The exhibition by Jelena Jaćimović represents a way of resisting the dominant memory politics in Serbia based on nationalism and militarism that encompasses the denial of war crimes and genocide committed by Serb forces, glorification of sentenced war criminals and army, and instrumentalisation of Serb victims.

The legacies of the 1990s wars are still present in post-Yugoslav societies. In the early 2000s, the post-Yugoslav countries seemed to have at least formally committed to transitional justice. However, two decades after the end of the armed conflicts, the chances for transitional justice and reconciliations are even slimmer.

Additionally, the dissolution of Yugoslavia involved fragmentation of its culture of remembrance along the ethnic lines and led to today’s deeply divided and incompatible memory cultures in the post-Yugoslav space. Politicians, media and public discourses across the region openly promote a revisionist and nationalist discourse that glorifies own nation and criminalises the others. The result of this tendency is a lack of awareness among society at large about the systematic human rights violations during the wars and about the manipulated and selective nature of the dominant narratives. The denial of the Srebrenica genocide in Serbia is the most prominent example of this revisionism.

The inspiration for the author was the story of Amra Begić Fazlić, a woman who survived the genocide in Srebrenica and who currently works in Memorial Center Potočari, whose father and grandfather were killed in July 1995. Her story about a dream in which she is searching for her father’s bones, about baby Fatima, her best friend, neighbours, family, getting used to death, about her father and Srebrenica is one of many personal experiences that must be heard and must never be forgotten.

The exhibition is a display of personal stories through the author’s archival analysis of court records, video materials, photographs, as well as the stories still documented by the Memorial Center Srebrenica and many media. The goal is to share the stories and experiences of the victims, survivors and their families through illustrations that do not deal with perpetrators and those guilty.

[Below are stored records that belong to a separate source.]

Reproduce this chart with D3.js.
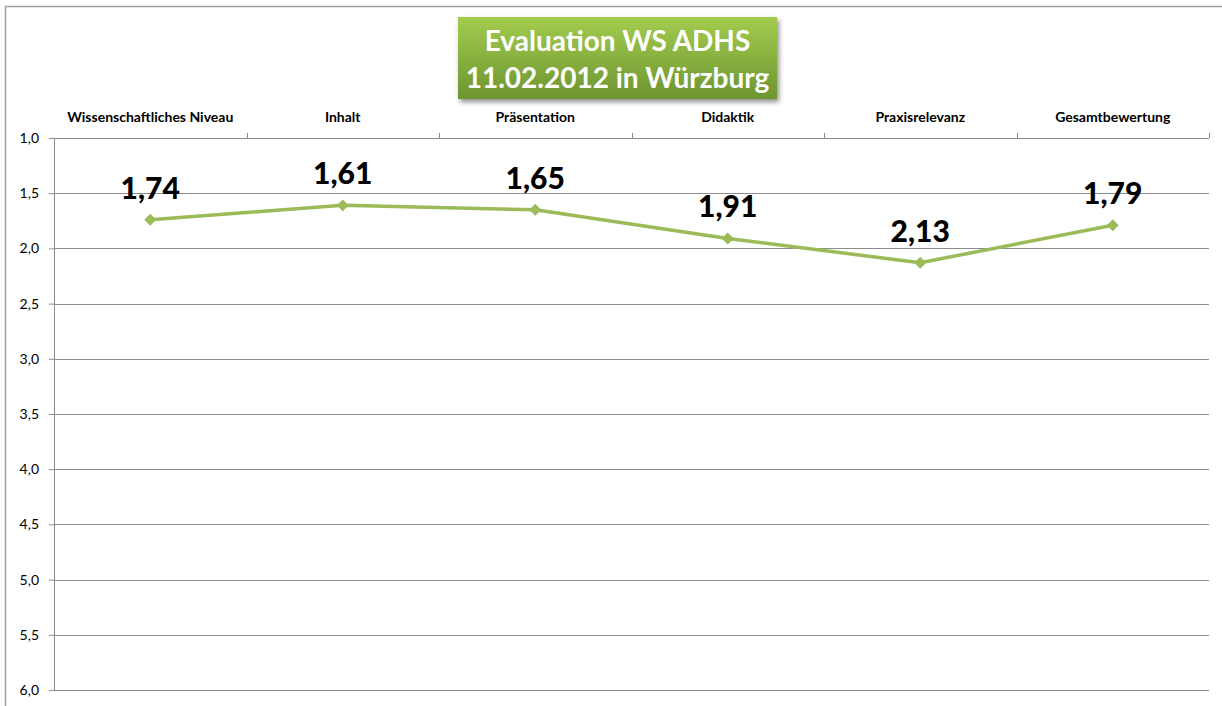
<!DOCTYPE html>
<meta charset="utf-8">
<script src="https://d3js.org/d3.v7.min.js"></script>
<style>
  body { margin: 0; background: #fff; }
  text { font-family: Lato, "Open Sans", sans-serif; }
</style>
<div id="chart"></div>
<script>

// data
var categories = ["Wissenschaftliches Niveau", "Inhalt", "Präsentation", "Didaktik", "Praxisrelevanz", "Gesamtbewertung"];
var scores = [1.74, 1.61, 1.65, 1.91, 2.13, 1.79];
var yTicks = [1.0, 1.5, 2.0, 2.5, 3.0, 3.5, 4.0, 4.5, 5.0, 5.5, 6.0];
var titleLines = ["Evaluation WS ADHS", "11.02.2012 in Würzburg"];

var W = 1222, H = 706;
var margin = {top: 138, right: 13, bottom: 16, left: 54};
var width = W - margin.left - margin.right,
    height = H - margin.top - margin.bottom;

var svg = d3.select("#chart").append("svg")
    .attr("width", W).attr("height", H);

// outer frame (top + left visible)
svg.append("path")
    .attr("d", "M5.5,706 V6.5 H1222")
    .attr("fill", "none").attr("stroke", "#a0a0a0").attr("stroke-width", 1.5);

var defs = svg.append("defs");
var grad = defs.append("linearGradient").attr("id", "tg").attr("x1", 0).attr("y1", 0).attr("x2", 0).attr("y2", 1);
grad.append("stop").attr("offset", "0%").attr("stop-color", "#a3cc4f");
grad.append("stop").attr("offset", "100%").attr("stop-color", "#6d9531");
var sh = defs.append("filter").attr("id", "sh").attr("x", "-10%").attr("y", "-10%").attr("width", "130%").attr("height", "140%");
sh.append("feDropShadow").attr("dx", 2).attr("dy", 3).attr("stdDeviation", 2.5).attr("flood-color", "#000").attr("flood-opacity", 0.45);

var g = svg.append("g").attr("transform", "translate(" + margin.left + "," + margin.top + ")");

var x = d3.scaleBand().domain(categories).range([0, width]);
var y = d3.scaleLinear().domain([1, 6]).range([0, height]);

// gridlines
g.selectAll(".grid").data(yTicks.slice(1, -1)).enter().append("line")
    .attr("x1", 0).attr("x2", width)
    .attr("y1", function(d) { return Math.round(y(d)) + 0.5; })
    .attr("y2", function(d) { return Math.round(y(d)) + 0.5; })
    .attr("stroke", "#8c8c8c").attr("stroke-width", 1);

// left axis
var yAxis = d3.axisLeft(y).tickValues(yTicks).tickSize(5).tickPadding(10)
    .tickFormat(function(d) { return d3.format(".1f")(d).replace(".", ","); });
var ya = g.append("g").call(yAxis);
ya.select(".domain").attr("stroke", "#8c8c8c");
ya.selectAll(".tick line").attr("stroke", "#8c8c8c");
ya.selectAll(".tick text").attr("font-size", 14).attr("fill", "#000");

// top axis (categories) with ticks at band edges
var ta = g.append("g");
ta.append("line").attr("x1", 0).attr("x2", width).attr("y1", 0.5).attr("y2", 0.5).attr("stroke", "#8c8c8c");
ta.selectAll(".edge").data(categories.slice(1).concat([null])).enter().append("line")
    .attr("x1", function(d, i) { return Math.round(x.step() * (i + 1)) + 0.5; })
    .attr("x2", function(d, i) { return Math.round(x.step() * (i + 1)) + 0.5; })
    .attr("y1", 0).attr("y2", -5).attr("stroke", "#8c8c8c");
ta.selectAll(".cat").data(categories).enter().append("text")
    .attr("x", function(d) { return x(d) + x.bandwidth() / 2; })
    .attr("y", -16)
    .attr("text-anchor", "middle")
    .attr("font-size", 14).attr("font-weight", "bold")
    .text(function(d) { return d; });

// bottom axis line
g.append("line").attr("x1", 0).attr("x2", width).attr("y1", height + 0.5).attr("y2", height + 0.5).attr("stroke", "#8c8c8c");

// line
var line = d3.line()
    .x(function(d, i) { return x(categories[i]) + x.bandwidth() / 2; })
    .y(function(d) { return y(d); });
g.append("path").datum(scores)
    .attr("d", line)
    .attr("fill", "none").attr("stroke", "#9bbb59").attr("stroke-width", 3.5)
    .attr("stroke-linejoin", "round");

g.selectAll(".pt").data(scores).enter().append("path")
    .attr("d", d3.symbol().type(d3.symbolDiamond2).size(90))
    .attr("transform", function(d, i) { return "translate(" + (x(categories[i]) + x.bandwidth() / 2) + "," + y(d) + ")"; })
    .attr("fill", "#9bbb59");

// value labels
g.selectAll(".lbl").data(scores).enter().append("text")
    .attr("x", function(d, i) { return x(categories[i]) + x.bandwidth() / 2; })
    .attr("y", function(d) { return y(d) - 21; })
    .attr("text-anchor", "middle")
    .attr("font-size", 30).attr("font-weight", 900)
    .text(function(d) { return d3.format(".2f")(d).replace(".", ","); });

// title box
var tb = svg.append("g").attr("transform", "translate(458,17)");
tb.append("rect").attr("width", 319).attr("height", 82).attr("fill", "url(#tg)").attr("filter", "url(#sh)");
tb.selectAll("text").data(titleLines).enter().append("text")
    .attr("x", 159.5).attr("y", function(d, i) { return 34 + i * 37; })
    .attr("text-anchor", "middle")
    .attr("font-size", 28).attr("font-weight", "bold").attr("fill", "#fff")
    .text(function(d) { return d; });

</script>
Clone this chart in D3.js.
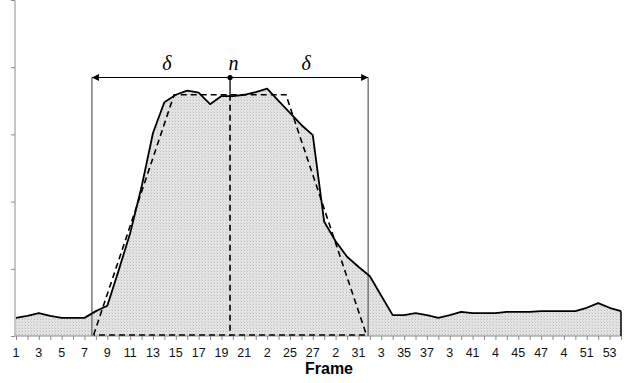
<!DOCTYPE html>
<html><head><meta charset="utf-8">
<script src="https://cdn.jsdelivr.net/npm/d3@7"></script>
<style>body{margin:0;background:#fff}svg{display:block}</style>
</head><body><svg id="c" width="635" height="383"></svg>
<script>
const frames = [1,2,3,4,5,6,7,8,9,10,11,12,13,14,15,16,17,18,19,20,21,22,23,24,25,26,27,28,29,30,31,32,33,34,35,36,37,38,39,40,41,42,43,44,45,46,47,48,49,50,51,52,53,54];
const values = [0.27,0.30,0.34,0.30,0.27,0.27,0.27,0.37,0.45,0.98,1.53,2.22,3.02,3.48,3.59,3.65,3.62,3.45,3.57,3.57,3.59,3.63,3.68,3.50,3.32,3.14,2.99,1.70,1.41,1.18,1.03,0.89,0.60,0.31,0.31,0.34,0.31,0.27,0.31,0.36,0.34,0.34,0.34,0.36,0.36,0.36,0.37,0.37,0.37,0.37,0.42,0.49,0.42,0.37];
const tickFrames = [1,3,5,7,9,11,13,15,17,19,21,23,25,27,29,31,33,35,37,39,41,43,45,47,49,51,53];
const tickLabels = ["1","3","5","7","9","11","13","15","17","19","21","2","25","27","2","31","3","35","37","3","41","4","45","47","4","51","53"];
const yTicks = [0,1,2,3,4,5];
// annotation model: centre frame n, half-width delta, plateau corners
const nFrame = [19.75];
const delta = [12.1];
const trapezoid = [[7.8,0],[14.85,3.59],[24.65,3.59],[31.7,0]];
const labels = ["δ","n","δ"];
const xAxisTitle = "Frame";

const svg = d3.select("#c");
const x = d3.scaleLinear().domain([1,54]).range([16,621]);
const y = d3.scaleLinear().domain([0,5]).range([336,0]);

const defs = svg.append("defs");
const pat = defs.append("pattern").attr("id","dots").attr("width",3).attr("height",3).attr("patternUnits","userSpaceOnUse");
pat.append("rect").attr("width",3).attr("height",3).attr("fill","#e4e4e4");
pat.append("rect").attr("x",1).attr("y",1).attr("width",1).attr("height",1).attr("fill","#bcbcbc");
pat.append("rect").attr("x",0).attr("y",0).attr("width",1).attr("height",1).attr("fill","#d2d2d2");

const pts = frames.map((f,i)=>[f,values[i]]);

// area
svg.append("path").datum(pts)
  .attr("d", d3.area().x(d=>x(d[0])).y0(y(0)).y1(d=>y(d[1])))
  .attr("fill","url(#dots)");

// axes
const yAxis = svg.append("g").attr("transform",`translate(${x(1)-1},0)`)
  .call(d3.axisLeft(y).tickValues(yTicks).tickSize(4).tickFormat(""));
yAxis.selectAll("path,line").attr("stroke","#8c8c8c");
yAxis.select(".domain").attr("d",`M-4,0.5H0V${y(0)}`);

const xAxis = svg.append("g").attr("transform",`translate(0,${y(0)})`)
  .call(d3.axisBottom(x).tickValues(frames).tickSize(4).tickFormat(""));
xAxis.selectAll("path,line").attr("stroke","#8c8c8c");
xAxis.select(".domain").attr("d",`M${x(1)-1},0H${x(54)}`);

svg.append("g").selectAll("text").data(tickFrames).join("text")
  .attr("x",d=>x(d)).attr("y",357)
  .attr("text-anchor","middle")
  .attr("font-family","Liberation Sans, Arial, sans-serif")
  .attr("font-size",12.5).attr("fill","#111")
  .text((d,i)=>tickLabels[i]);

svg.append("text").attr("x",329).attr("y",374).attr("text-anchor","middle")
  .attr("font-family","Liberation Sans, Arial, sans-serif").attr("font-weight","bold")
  .attr("font-size",16).attr("fill","#000").text(xAxisTitle);

// bracket verticals
const xl = x(nFrame[0]-delta[0]), xr = x(nFrame[0]+delta[0]), xn = x(nFrame[0]);
const arrowY = 77.5;
[xl,xr].forEach(v=>{
  svg.append("line").attr("x1",v).attr("x2",v).attr("y1",arrowY).attr("y2",y(0))
    .attr("stroke","#666").attr("stroke-width",1.3);
});

// dashed trapezoid
svg.append("path").datum(trapezoid.concat([trapezoid[0]]))
  .attr("d", d3.line().x(d=>x(d[0])).y(d=>y(d[1])-(d[1]===0?1:0)))
  .attr("fill","none").attr("stroke","#000").attr("stroke-width",1.6).attr("stroke-dasharray","6,4");

// centre line
svg.append("line").attr("x1",xn).attr("x2",xn).attr("y1",arrowY).attr("y2",y(trapezoid[1][1]))
  .attr("stroke","#000").attr("stroke-width",1.3);
svg.append("line").attr("x1",xn).attr("x2",xn).attr("y1",y(trapezoid[1][1])).attr("y2",y(0))
  .attr("stroke","#000").attr("stroke-width",1.6).attr("stroke-dasharray","6,4");

// data line
svg.append("path").datum(pts)
  .attr("d", d3.line().x(d=>x(d[0])).y(d=>y(d[1])))
  .attr("fill","none").attr("stroke","#000").attr("stroke-width",1.8).attr("stroke-linejoin","round");
svg.append("line").attr("x1",x(54)).attr("x2",x(54)).attr("y1",y(values[values.length-1])).attr("y2",y(0))
  .attr("stroke","#000").attr("stroke-width",1.5);

// arrow
defs.append("marker").attr("id","ah").attr("viewBox","0 0 10 10").attr("refX",10).attr("refY",5)
  .attr("markerWidth",9).attr("markerHeight",7).attr("markerUnits","userSpaceOnUse").attr("orient","auto-start-reverse")
  .append("path").attr("d","M0,0L10,5L0,10Z").attr("fill","#000");
svg.append("line").attr("x1",xl).attr("x2",xr).attr("y1",arrowY).attr("y2",arrowY)
  .attr("stroke","#000").attr("stroke-width",1.2)
  .attr("marker-start","url(#ah)").attr("marker-end","url(#ah)");
svg.append("circle").attr("cx",xn).attr("cy",arrowY).attr("r",2.6).attr("fill","#000");

const lx = [ (xl+xn)/2+6, xn+3.5, (xn+xr)/2+7 ];
svg.append("g").selectAll("text").data(labels).join("text")
  .attr("x",(d,i)=>lx[i]).attr("y",70).attr("text-anchor","middle")
  .attr("font-family","Liberation Serif, Times New Roman, serif").attr("font-style","italic")
  .attr("font-size",20).attr("fill","#000").text(d=>d);
</script></body></html>
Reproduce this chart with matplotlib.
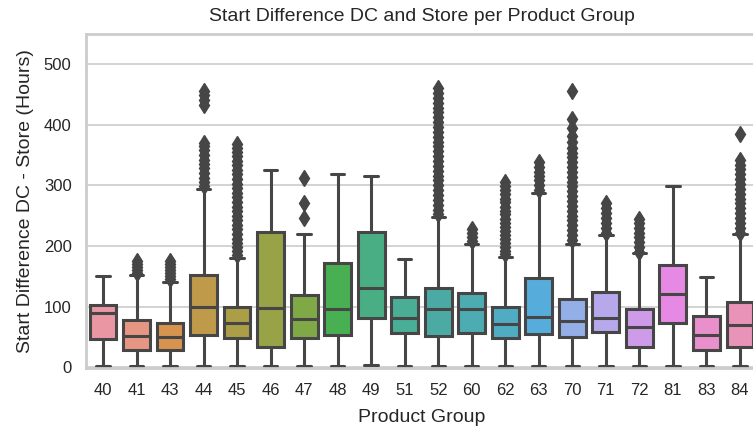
import colorsys
import matplotlib
matplotlib.use("Agg")
import matplotlib.pyplot as plt
import seaborn as sns

groups = ["40", "41", "43", "44", "45", "46", "47", "48", "49", "51",
          "52", "60", "62", "63", "70", "71", "72", "81", "83", "84"]
q1 = [46, 28.5, 28.5, 54, 48, 34, 49, 53, 80.7, 57,
      52, 57, 48, 54.4, 50.5, 58.7, 34, 73.6, 28.5, 34]
med = [90, 52, 49.5, 99, 72.5, 97, 79, 95.5, 130, 82,
       96, 96, 71.4, 83.4, 77, 82, 66, 120.8, 53, 69.7]
q3 = [102.7, 78, 73.5, 152, 100, 222.5, 119, 172.5, 222.5, 116.4,
      130, 123, 100, 146.7, 112, 124.6, 95.6, 168.6, 84.6, 108]
whislo = [2, 2, 2, 2, 2, 2, 2, 2, 4, 2,
          2, 2, 2, 2, 2, 2, 2, 2, 2, 2]
whishi = [150, 152, 141, 294, 180, 325, 220, 318, 316, 178,
          248, 203, 181, 287, 204, 218, 188, 298, 148, 220]
fliers = [
    [],
    [155, 160, 165, 170, 175],
    [145, 150, 155, 160, 165, 170, 175],
    [298, 305, 312, 320, 328, 335, 342, 350, 358, 365, 370, 432, 440, 448, 455],
    [185, 192, 198, 205, 212, 220, 228, 235, 242, 250, 258, 265, 272, 280, 288,
     295, 302, 310, 318, 325, 333, 340, 348, 355, 362, 368],
    [],
    [246, 270, 312],
    [],
    [],
    [],
    [252, 260, 268, 276, 284, 292, 300, 308, 316, 324, 332, 340, 348, 356, 364,
     372, 380, 388, 396, 404, 412, 420, 428, 436, 444, 452, 460],
    [208, 215, 222, 228],
    [186, 192, 198, 205, 212, 218, 225, 232, 238, 245, 252, 258, 265, 272, 278,
     285, 292, 298, 305],
    [292, 300, 308, 315, 322, 330, 338],
    [210, 218, 226, 234, 242, 250, 258, 266, 274, 282, 290, 298, 306, 314, 322,
     330, 338, 346, 354, 362, 372, 382, 395, 410, 455],
    [222, 230, 238, 246, 254, 262, 270],
    [190, 198, 206, 214, 222, 230, 238, 245],
    [],
    [],
    [222, 230, 238, 246, 254, 262, 270, 278, 286, 294, 302, 310, 318, 326, 334,
     342, 385],
]

sns.set_style("whitegrid")
plt.rcParams['font.family'] = ['Liberation Sans', 'DejaVu Sans']

fig = plt.figure(figsize=(7.53, 4.30), dpi=100)
ax = fig.add_axes([0.1145, 0.1437, 0.8904, 0.7782])

base = sns.husl_palette(len(groups), l=.7)
palette = [sns.desaturate(c, 0.75) for c in base]
lum = min(colorsys.rgb_to_hls(*c)[1] for c in palette) * 0.6
line_c = (lum, lum, lum)
lw = 2.2

stats = []
for i, g in enumerate(groups):
    stats.append(dict(label=g, q1=q1[i], med=med[i], q3=q3[i],
                      whislo=whislo[i], whishi=whishi[i], fliers=fliers[i]))

positions = list(range(len(groups)))
bp = ax.bxp(stats, positions=positions, widths=0.8, patch_artist=True,
            boxprops=dict(edgecolor=line_c, linewidth=lw),
            medianprops=dict(color=line_c, linewidth=lw),
            whiskerprops=dict(color=line_c, linewidth=lw),
            capprops=dict(color=line_c, linewidth=lw),
            flierprops=dict(marker='d', markerfacecolor=line_c, markeredgecolor=line_c,
                            markersize=8, linestyle='none'))
for patch, c in zip(bp['boxes'], palette):
    patch.set_facecolor(c)

ax.set_xlim(-0.5, len(groups) - 0.5)
ax.set_ylim(-1.5, 550)
ax.set_yticks([0, 100, 200, 300, 400, 500])
ax.set_xticks(positions)
ax.set_xticklabels(groups)
ax.tick_params(axis='both', labelsize=12, colors='#262626', pad=7)
ax.grid(True, axis='y', color='#cccccc', linewidth=1.2)
ax.grid(False, axis='x')
for s in ax.spines.values():
    s.set_color('#cccccc')
    s.set_linewidth(2)
ax.set_axisbelow(True)

ax.set_xlabel("Product Group", fontsize=14, color='#262626', labelpad=8)
ax.set_ylabel("Start Difference DC - Store (Hours)", fontsize=14, color='#262626', labelpad=7)
ax.set_title("Start Difference DC and Store per Product Group", fontsize=14, color='#262626', pad=9)

fig.savefig("out.png", dpi=100)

The website archiwar.com is an opportunity for the wider public to look at the artwork, read stories about it and contribute to raising awareness through different forms of creativity that would be posted on the webpage beyond the exhibition. This is also an invitation for artists, individuals and groups who want to create something similar themselves and continue there

where ArchiWar project started. The plan is for the platform to grow into a sustainable medium that will present different content related to the 1990s wars in digital and interactive ways and provide people with the space for action.

The exhibition was created with the support of the Special Focus programme by Reconstruction Women’s Fund. The exhibition will be available from 28 September to 4 October.